PRESIDEN Joko Widodo (Jokowi) berpotensi menjadi sumber ketidakpastian hukum, kalau sejumlah ketetapan pengadilan tidak dilaksanakan pemerintahannya sebagaimana mestinya. Dalam penyelesaian sengketa internal Partai Golkar, Keputusan Pengadilan Tata Usaha Negara (PTUN) dan Pengadilan Negeri (PN) Jakarta Utara sangat jelas.
Kalau keputusan pengadilan yang sangat jelas itu tidak juga dilaksanakan, pemerintahan Presiden Jokowi gagal memahami posisi hukum keputusan dua pengadilan itu. Kalau perilaku tidak fair ini berkelanjutan, Presiden Jokowi dan kabinetnya akan menjadi sumber ketidakpastian hukum.
Sangat berbahaya jika perilaku tidak taat hukum itu diteladani masyarakat kebanyakan. Negara ini akan kacau balau, karena semua instrumen hukum yang mengatur keamanan dan ketertiban umum akan dilanggar seenaknya oleh siapa saja. Akan berlaku pepatah ‘Guru Kencing Berdiri, Murid Kencing Berlari’. Kalau pemerintah boleh tidak taat hukum, mengapa masyarakat harus dipaksa-paksa taat hukum.
Seperti diketahui, baru-baru ini, PTUN Jakarta telah membatalkan surat keputusan (SK) Menteri Hukum dan HAM (Menkumham) tentang pengesahan kepengurusan Dewan Pimpinan Pusat (DPP) Partai Golkar pimpinan Agung Laksono, hasil musyawarah nasional (Munas) di Ancol, Jakarta. Putusan PTUN itu kemudian telah diperkuat oleh putusan PN Jakarta Utara yang menolak DPP Partai Golkar versi Munas Ancol. PN Jakarta Utara menolak eksepsi Agung Laksono dan Menkumham tentang kompetensi absolut dan relatif dan menyatakan berwenang mengadili gugatan yang diajukan Aburizal Bakrie (ARB).
Selain itu, dalam putusannya, PN Jakarta Utara juga mempertegas keabsahan DPP Golkar hasil Munas Riau, serta memerintahkan kepada tergugat Agung Laksono untuk menghentikan segala kegiatan dan mengambil kebijakan serta keputusan yang mengatasnamakan DPP Golkar. Semua kebijakan, keputusan dan surat-surat yang pernah diterbitkan oleh DPP Golkar versi Munas Ancol berada dalam status quo.

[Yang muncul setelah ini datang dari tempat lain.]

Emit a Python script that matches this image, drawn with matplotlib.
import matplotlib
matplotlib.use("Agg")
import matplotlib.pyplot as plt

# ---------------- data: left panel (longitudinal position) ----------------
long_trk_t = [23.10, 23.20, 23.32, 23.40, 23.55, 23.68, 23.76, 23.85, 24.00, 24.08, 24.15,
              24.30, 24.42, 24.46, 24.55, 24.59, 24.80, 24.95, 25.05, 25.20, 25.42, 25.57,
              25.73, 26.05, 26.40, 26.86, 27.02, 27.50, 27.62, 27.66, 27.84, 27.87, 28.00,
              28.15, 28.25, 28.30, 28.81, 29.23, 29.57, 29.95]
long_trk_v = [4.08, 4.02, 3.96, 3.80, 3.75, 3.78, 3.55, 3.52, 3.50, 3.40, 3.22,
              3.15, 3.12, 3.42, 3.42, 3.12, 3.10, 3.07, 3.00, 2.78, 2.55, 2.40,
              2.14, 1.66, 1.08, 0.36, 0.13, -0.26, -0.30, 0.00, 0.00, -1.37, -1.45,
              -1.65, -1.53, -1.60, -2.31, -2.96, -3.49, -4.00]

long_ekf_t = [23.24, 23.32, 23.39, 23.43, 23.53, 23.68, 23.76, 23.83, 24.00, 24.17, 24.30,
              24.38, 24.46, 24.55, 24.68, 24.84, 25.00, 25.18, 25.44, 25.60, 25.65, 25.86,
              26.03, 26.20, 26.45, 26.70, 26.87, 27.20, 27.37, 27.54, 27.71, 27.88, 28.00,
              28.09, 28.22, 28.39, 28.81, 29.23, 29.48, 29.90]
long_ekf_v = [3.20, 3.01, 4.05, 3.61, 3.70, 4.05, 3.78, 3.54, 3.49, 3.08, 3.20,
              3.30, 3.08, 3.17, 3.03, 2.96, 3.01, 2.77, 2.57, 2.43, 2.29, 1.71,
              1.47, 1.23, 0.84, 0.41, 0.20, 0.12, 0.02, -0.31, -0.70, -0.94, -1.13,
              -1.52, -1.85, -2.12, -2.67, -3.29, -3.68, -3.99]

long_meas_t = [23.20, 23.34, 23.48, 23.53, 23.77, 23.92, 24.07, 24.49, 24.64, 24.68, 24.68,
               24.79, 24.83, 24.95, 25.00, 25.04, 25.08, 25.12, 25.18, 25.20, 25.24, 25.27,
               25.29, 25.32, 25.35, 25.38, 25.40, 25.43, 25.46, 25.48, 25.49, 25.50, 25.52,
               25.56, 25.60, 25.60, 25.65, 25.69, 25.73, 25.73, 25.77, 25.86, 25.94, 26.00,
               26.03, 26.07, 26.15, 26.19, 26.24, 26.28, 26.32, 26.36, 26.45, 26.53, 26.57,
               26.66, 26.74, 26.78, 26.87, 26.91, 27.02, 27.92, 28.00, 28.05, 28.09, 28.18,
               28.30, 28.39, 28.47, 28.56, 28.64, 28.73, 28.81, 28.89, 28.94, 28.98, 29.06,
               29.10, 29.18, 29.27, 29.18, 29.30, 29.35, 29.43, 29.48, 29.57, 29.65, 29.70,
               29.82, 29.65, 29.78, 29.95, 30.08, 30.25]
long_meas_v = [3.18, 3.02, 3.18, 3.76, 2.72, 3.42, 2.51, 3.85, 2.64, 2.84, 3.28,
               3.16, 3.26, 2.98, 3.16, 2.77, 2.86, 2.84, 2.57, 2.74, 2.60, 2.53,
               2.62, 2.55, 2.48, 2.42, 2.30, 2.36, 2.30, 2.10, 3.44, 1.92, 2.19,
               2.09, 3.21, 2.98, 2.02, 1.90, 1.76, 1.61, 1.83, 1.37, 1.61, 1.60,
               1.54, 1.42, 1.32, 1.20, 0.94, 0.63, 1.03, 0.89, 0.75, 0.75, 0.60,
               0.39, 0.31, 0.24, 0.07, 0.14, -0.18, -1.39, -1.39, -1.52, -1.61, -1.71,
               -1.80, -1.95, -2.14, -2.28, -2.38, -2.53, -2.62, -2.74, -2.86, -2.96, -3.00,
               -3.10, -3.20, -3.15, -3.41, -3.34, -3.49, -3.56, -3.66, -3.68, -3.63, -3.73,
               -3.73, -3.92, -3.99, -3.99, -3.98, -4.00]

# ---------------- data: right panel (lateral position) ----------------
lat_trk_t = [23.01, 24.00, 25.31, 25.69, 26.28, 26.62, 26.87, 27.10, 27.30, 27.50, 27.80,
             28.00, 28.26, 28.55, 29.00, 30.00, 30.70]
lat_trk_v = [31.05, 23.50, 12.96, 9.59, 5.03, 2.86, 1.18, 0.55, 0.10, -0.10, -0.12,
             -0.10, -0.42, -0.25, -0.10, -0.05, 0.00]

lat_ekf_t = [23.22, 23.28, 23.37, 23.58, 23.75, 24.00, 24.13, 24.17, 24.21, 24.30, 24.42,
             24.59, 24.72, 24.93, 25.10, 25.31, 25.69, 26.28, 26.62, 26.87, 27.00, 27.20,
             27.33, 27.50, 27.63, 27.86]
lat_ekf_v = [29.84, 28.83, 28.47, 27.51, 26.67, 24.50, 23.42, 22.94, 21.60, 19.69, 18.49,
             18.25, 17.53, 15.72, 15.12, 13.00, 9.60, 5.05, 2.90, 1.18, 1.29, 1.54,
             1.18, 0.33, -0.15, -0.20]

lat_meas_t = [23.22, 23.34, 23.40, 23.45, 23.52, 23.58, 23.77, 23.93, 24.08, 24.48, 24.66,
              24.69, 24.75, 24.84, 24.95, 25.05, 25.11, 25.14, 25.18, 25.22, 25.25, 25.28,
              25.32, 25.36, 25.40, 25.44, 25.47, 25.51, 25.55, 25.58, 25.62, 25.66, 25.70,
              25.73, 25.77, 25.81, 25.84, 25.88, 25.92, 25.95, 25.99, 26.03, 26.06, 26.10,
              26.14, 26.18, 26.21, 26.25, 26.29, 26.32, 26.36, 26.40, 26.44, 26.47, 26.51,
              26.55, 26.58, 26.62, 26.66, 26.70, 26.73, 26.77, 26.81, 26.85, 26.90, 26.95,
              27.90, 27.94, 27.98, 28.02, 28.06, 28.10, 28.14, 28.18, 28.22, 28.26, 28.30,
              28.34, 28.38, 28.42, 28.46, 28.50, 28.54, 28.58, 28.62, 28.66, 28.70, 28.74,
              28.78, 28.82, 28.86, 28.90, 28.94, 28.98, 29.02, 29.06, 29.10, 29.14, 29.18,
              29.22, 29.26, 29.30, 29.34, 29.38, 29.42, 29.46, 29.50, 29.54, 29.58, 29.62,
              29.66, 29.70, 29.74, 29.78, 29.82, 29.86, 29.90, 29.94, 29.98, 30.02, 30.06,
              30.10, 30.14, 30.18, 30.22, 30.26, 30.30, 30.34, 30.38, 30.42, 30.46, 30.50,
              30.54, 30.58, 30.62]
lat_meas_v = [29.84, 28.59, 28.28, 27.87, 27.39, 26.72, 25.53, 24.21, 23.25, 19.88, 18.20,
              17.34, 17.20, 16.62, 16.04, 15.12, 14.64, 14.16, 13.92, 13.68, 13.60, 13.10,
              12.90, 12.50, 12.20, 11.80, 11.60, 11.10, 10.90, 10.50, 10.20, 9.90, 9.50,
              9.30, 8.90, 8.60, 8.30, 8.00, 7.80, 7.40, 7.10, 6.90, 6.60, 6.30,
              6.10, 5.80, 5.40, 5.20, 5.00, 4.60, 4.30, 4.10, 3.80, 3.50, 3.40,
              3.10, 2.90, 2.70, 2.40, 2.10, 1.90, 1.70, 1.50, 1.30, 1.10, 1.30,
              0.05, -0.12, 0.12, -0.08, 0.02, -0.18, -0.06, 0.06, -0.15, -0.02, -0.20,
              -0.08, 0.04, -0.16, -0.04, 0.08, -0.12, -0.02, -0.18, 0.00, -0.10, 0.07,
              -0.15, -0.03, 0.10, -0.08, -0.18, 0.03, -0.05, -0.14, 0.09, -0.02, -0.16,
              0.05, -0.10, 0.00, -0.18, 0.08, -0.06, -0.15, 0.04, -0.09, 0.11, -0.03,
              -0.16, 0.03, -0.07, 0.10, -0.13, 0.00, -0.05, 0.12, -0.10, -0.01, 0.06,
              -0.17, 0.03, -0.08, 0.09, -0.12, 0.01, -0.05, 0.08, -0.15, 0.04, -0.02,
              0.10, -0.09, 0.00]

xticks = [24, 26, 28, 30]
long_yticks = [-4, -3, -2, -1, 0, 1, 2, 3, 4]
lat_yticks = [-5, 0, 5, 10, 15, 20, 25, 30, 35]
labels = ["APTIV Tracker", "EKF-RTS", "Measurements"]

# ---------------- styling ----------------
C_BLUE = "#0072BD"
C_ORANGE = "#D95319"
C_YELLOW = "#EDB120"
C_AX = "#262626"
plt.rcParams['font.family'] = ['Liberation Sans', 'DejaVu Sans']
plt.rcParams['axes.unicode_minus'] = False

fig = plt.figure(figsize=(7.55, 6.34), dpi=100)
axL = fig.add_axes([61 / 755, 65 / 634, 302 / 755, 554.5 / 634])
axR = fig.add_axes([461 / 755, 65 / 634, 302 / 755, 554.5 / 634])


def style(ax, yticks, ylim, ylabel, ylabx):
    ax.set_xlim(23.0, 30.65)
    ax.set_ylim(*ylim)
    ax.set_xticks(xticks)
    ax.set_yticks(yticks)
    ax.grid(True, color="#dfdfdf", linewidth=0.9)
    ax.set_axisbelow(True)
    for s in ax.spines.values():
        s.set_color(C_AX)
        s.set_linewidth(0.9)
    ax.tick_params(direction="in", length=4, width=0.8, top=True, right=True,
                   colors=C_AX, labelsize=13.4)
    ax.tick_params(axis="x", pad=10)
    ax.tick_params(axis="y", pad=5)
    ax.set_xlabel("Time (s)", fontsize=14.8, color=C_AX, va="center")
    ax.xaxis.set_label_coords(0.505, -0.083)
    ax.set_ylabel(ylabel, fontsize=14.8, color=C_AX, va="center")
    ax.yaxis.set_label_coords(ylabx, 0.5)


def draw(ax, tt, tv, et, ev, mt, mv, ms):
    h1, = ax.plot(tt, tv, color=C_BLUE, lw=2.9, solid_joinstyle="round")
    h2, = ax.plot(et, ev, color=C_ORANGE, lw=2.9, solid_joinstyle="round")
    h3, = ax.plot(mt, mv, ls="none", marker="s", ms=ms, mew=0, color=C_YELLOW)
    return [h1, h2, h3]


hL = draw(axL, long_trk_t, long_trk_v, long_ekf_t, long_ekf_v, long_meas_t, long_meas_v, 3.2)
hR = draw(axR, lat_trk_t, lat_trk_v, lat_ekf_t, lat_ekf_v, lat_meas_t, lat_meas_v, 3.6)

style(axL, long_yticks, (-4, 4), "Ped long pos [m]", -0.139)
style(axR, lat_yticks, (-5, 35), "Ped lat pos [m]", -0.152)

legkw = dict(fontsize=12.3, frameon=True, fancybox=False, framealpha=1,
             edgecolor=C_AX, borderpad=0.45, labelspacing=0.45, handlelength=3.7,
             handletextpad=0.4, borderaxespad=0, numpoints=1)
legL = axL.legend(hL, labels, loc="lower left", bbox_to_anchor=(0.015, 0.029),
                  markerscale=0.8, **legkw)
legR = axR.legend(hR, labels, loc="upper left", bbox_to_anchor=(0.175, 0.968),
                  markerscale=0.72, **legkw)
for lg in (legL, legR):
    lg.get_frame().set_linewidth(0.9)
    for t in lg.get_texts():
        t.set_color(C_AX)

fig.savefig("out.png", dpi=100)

Demi kepastian hukum, tafsir atas kejelasan keputusan dari dua pengadilan itu jangan dipelintir. Putusan provisi atau sela Pengadilan itu mengikat semua orang atau ‘egra omnes’. Tidak hanya mengikat para pihak yang berperkara. Dari aspek kekuatan mengikatnya, tidak ada beda antara putusan sela, provisi atau putusan akhir. Putusan hakim setara dengan undang-undang.

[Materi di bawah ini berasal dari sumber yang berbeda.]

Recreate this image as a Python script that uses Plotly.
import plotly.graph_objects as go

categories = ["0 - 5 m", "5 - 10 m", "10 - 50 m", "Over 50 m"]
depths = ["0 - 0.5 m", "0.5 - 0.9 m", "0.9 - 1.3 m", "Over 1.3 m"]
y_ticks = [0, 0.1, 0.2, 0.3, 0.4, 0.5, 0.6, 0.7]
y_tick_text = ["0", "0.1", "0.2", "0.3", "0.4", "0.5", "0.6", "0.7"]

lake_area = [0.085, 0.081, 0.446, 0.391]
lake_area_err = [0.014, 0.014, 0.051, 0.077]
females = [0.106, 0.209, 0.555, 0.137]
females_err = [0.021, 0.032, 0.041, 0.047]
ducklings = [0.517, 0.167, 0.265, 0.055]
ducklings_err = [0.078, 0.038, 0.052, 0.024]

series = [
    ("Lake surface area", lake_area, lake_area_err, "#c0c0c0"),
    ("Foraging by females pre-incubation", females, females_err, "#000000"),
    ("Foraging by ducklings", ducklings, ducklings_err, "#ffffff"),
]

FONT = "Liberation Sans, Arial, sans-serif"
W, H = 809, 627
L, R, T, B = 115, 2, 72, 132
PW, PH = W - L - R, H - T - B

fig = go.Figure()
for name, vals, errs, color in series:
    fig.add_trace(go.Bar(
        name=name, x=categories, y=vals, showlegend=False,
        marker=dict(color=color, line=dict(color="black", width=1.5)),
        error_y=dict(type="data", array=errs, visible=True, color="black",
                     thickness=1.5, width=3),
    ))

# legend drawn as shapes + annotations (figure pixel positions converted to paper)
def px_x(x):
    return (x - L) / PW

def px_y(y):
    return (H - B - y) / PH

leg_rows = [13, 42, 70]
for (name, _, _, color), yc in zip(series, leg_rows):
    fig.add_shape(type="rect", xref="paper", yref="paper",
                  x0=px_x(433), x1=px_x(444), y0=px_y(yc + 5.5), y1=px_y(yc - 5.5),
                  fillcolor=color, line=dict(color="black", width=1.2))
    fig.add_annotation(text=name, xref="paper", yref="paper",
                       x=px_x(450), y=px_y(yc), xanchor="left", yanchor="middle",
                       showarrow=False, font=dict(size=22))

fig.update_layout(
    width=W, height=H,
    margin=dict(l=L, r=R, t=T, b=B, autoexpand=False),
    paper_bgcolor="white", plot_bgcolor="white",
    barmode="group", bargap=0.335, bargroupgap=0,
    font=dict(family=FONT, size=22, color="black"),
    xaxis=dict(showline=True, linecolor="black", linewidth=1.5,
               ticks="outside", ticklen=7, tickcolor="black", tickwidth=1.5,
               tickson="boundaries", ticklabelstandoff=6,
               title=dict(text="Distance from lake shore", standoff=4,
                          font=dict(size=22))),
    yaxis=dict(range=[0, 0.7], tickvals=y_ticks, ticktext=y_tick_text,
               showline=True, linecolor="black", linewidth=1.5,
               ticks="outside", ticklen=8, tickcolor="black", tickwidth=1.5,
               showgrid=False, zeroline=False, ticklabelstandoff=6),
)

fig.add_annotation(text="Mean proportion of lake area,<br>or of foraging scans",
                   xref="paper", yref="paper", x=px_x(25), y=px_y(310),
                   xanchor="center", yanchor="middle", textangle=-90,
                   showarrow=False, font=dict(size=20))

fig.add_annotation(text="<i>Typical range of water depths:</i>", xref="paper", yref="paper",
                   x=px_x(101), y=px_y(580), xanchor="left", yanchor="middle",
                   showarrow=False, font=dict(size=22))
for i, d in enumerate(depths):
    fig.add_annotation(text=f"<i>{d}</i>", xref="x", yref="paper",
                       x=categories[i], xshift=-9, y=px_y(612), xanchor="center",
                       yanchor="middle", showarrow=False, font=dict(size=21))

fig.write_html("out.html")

Karena alasan itu, pemerintah dan KPU (Komisi Pemilihan Umum) pun terikat dengan putusan provisi PN Jakarta Utara itu. Kalau KPU dan pemerintah bersikeras menunggu putusan inkrah, berarti tafsir atas keputusan PN Jakarta Utara itu telah dipelintir untuk kepentingan politik sempit dan jangka pendek. Kalau presiden mengamini hal ini, itulah bibit dari ketidakpastian hukum di negara ini. Tentu menyedihkan karena bibit ketidakpastian hukum itu justru ditanam oleh Presiden selaku kepala pemerintahan.
Bukan kali ini saja presiden merusak kepastian hukum. Ketika menyikapi kasus penangkapan dan penahanan penyidik KPK Novel Baswedan serta kasus pembekuan organisasi Persatuan Sepak Bola Seluruh Indonesia (PSSI), Presiden dan Wakil Presiden Jusuf Kalla memperlihatkan beda sikap.
Dalam kasus Novel Baswedan, Presiden minta agar Novel tidak harus ditahan. Sedangkan Wapres justru membuat pernyataan bernuansa bisa memaklumi langkah Polri. Dalam kasus Novel Baswedan, kepastian hukum terjaga berkat kesepakatan Polri dan KPK untuk melanjutkan persoalannya hingga ke pengadilan.
Beda penyikapan antara Presiden dan Wapres terulang dalam kasus PSSI. Tak lama setelah Wapres mendesak Menteri Pemuda dan Olahraga (Menpora) mencabut pembekuan PSSI, Presiden justru mendukung keputusan Menpora untuk tetap membekukan organisasi PSSI.
Akhirnya, dalam kasus Partai Golkar, bisa terlihat bahwa politik penegakan hukum Presiden Jokowi sangat membingungkan. Presiden harus menjadi contoh dan teladan tentang kepatuhan pada hukum.